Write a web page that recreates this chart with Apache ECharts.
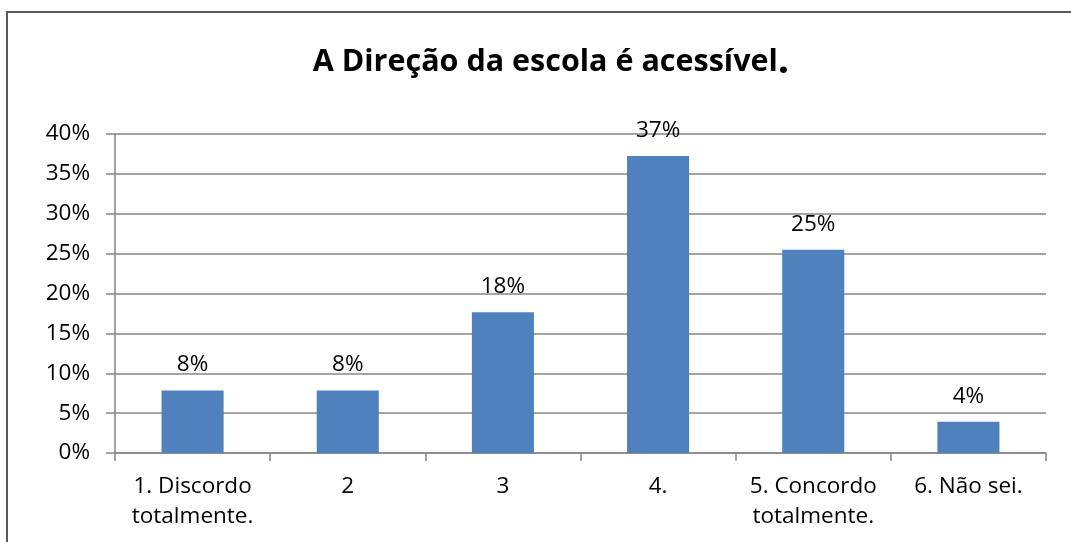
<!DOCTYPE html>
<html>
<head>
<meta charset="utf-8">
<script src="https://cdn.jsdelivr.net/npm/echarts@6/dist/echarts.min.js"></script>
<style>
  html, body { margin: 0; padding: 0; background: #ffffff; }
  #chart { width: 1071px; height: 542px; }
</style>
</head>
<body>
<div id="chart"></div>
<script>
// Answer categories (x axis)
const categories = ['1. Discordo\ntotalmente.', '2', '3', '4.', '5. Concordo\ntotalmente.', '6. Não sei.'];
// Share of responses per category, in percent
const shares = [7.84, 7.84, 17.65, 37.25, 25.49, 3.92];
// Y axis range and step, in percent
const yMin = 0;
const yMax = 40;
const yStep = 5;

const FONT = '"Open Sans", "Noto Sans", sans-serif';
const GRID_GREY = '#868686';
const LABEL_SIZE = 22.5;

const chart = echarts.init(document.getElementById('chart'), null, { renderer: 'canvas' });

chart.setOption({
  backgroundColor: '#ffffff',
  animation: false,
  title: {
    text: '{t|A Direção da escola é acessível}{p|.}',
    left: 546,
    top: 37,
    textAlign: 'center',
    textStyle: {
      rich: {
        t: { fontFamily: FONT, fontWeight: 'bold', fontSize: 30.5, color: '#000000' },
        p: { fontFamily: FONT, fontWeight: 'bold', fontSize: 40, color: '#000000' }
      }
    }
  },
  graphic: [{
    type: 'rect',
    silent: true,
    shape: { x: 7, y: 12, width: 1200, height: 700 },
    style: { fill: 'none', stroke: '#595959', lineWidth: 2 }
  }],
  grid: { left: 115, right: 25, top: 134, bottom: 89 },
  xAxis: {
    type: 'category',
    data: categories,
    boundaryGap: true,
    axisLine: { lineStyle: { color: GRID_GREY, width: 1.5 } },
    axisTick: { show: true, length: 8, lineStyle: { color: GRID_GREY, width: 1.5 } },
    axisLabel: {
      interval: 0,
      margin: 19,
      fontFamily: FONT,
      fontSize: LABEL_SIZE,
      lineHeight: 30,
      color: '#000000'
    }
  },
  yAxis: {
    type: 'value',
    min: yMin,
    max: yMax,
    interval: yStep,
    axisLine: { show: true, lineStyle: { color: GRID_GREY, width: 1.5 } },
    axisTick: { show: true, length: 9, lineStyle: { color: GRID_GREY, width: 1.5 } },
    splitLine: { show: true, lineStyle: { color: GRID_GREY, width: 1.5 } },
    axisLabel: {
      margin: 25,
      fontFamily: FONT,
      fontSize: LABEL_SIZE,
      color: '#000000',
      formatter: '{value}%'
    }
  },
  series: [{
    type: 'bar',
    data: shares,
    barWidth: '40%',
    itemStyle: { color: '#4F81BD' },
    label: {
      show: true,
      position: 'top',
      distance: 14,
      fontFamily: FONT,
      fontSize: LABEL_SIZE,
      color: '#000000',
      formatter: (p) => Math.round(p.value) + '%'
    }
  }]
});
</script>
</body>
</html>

######

[Given task] Except for the pictures, copy the material above exactly.

[Answer to this problem]
Write a web page that recreates this chart with Apache ECharts.
<!DOCTYPE html>
<html>
<head>
<meta charset="utf-8">
<script src="https://cdn.jsdelivr.net/npm/echarts@6/dist/echarts.min.js"></script>
<style>
  html, body { margin: 0; padding: 0; background: #ffffff; }
  #chart { width: 1071px; height: 542px; }
</style>
</head>
<body>
<div id="chart"></div>
<script>
// Answer categories (x axis)
const categories = ['1. Discordo\ntotalmente.', '2', '3', '4.', '5. Concordo\ntotalmente.', '6. Não sei.'];
// Share of responses per category, in percent
const shares = [7.84, 7.84, 17.65, 37.25, 25.49, 3.92];
// Y axis range and step, in percent
const yMin = 0;
const yMax = 40;
const yStep = 5;

const FONT = '"Open Sans", "Noto Sans", sans-serif';
const GRID_GREY = '#868686';
const LABEL_SIZE = 22.5;

const chart = echarts.init(document.getElementById('chart'), null, { renderer: 'canvas' });

chart.setOption({
  backgroundColor: '#ffffff',
  animation: false,
  title: {
    text: '{t|A Direção da escola é acessível}{p|.}',
    left: 546,
    top: 37,
    textAlign: 'center',
    textStyle: {
      rich: {
        t: { fontFamily: FONT, fontWeight: 'bold', fontSize: 30.5, color: '#000000' },
        p: { fontFamily: FONT, fontWeight: 'bold', fontSize: 40, color: '#000000' }
      }
    }
  },
  graphic: [{
    type: 'rect',
    silent: true,
    shape: { x: 7, y: 12, width: 1200, height: 700 },
    style: { fill: 'none', stroke: '#595959', lineWidth: 2 }
  }],
  grid: { left: 115, right: 25, top: 134, bottom: 89 },
  xAxis: {
    type: 'category',
    data: categories,
    boundaryGap: true,
    axisLine: { lineStyle: { color: GRID_GREY, width: 1.5 } },
    axisTick: { show: true, length: 8, lineStyle: { color: GRID_GREY, width: 1.5 } },
    axisLabel: {
      interval: 0,
      margin: 19,
      fontFamily: FONT,
      fontSize: LABEL_SIZE,
      lineHeight: 30,
      color: '#000000'
    }
  },
  yAxis: {
    type: 'value',
    min: yMin,
    max: yMax,
    interval: yStep,
    axisLine: { show: true, lineStyle: { color: GRID_GREY, width: 1.5 } },
    axisTick: { show: true, length: 9, lineStyle: { color: GRID_GREY, width: 1.5 } },
    splitLine: { show: true, lineStyle: { color: GRID_GREY, width: 1.5 } },
    axisLabel: {
      margin: 25,
      fontFamily: FONT,
      fontSize: LABEL_SIZE,
      color: '#000000',
      formatter: '{value}%'
    }
  },
  series: [{
    type: 'bar',
    data: shares,
    barWidth: '40%',
    itemStyle: { color: '#4F81BD' },
    label: {
      show: true,
      position: 'top',
      distance: 14,
      fontFamily: FONT,
      fontSize: LABEL_SIZE,
      color: '#000000',
      formatter: (p) => Math.round(p.value) + '%'
    }
  }]
});
</script>
</body>
</html>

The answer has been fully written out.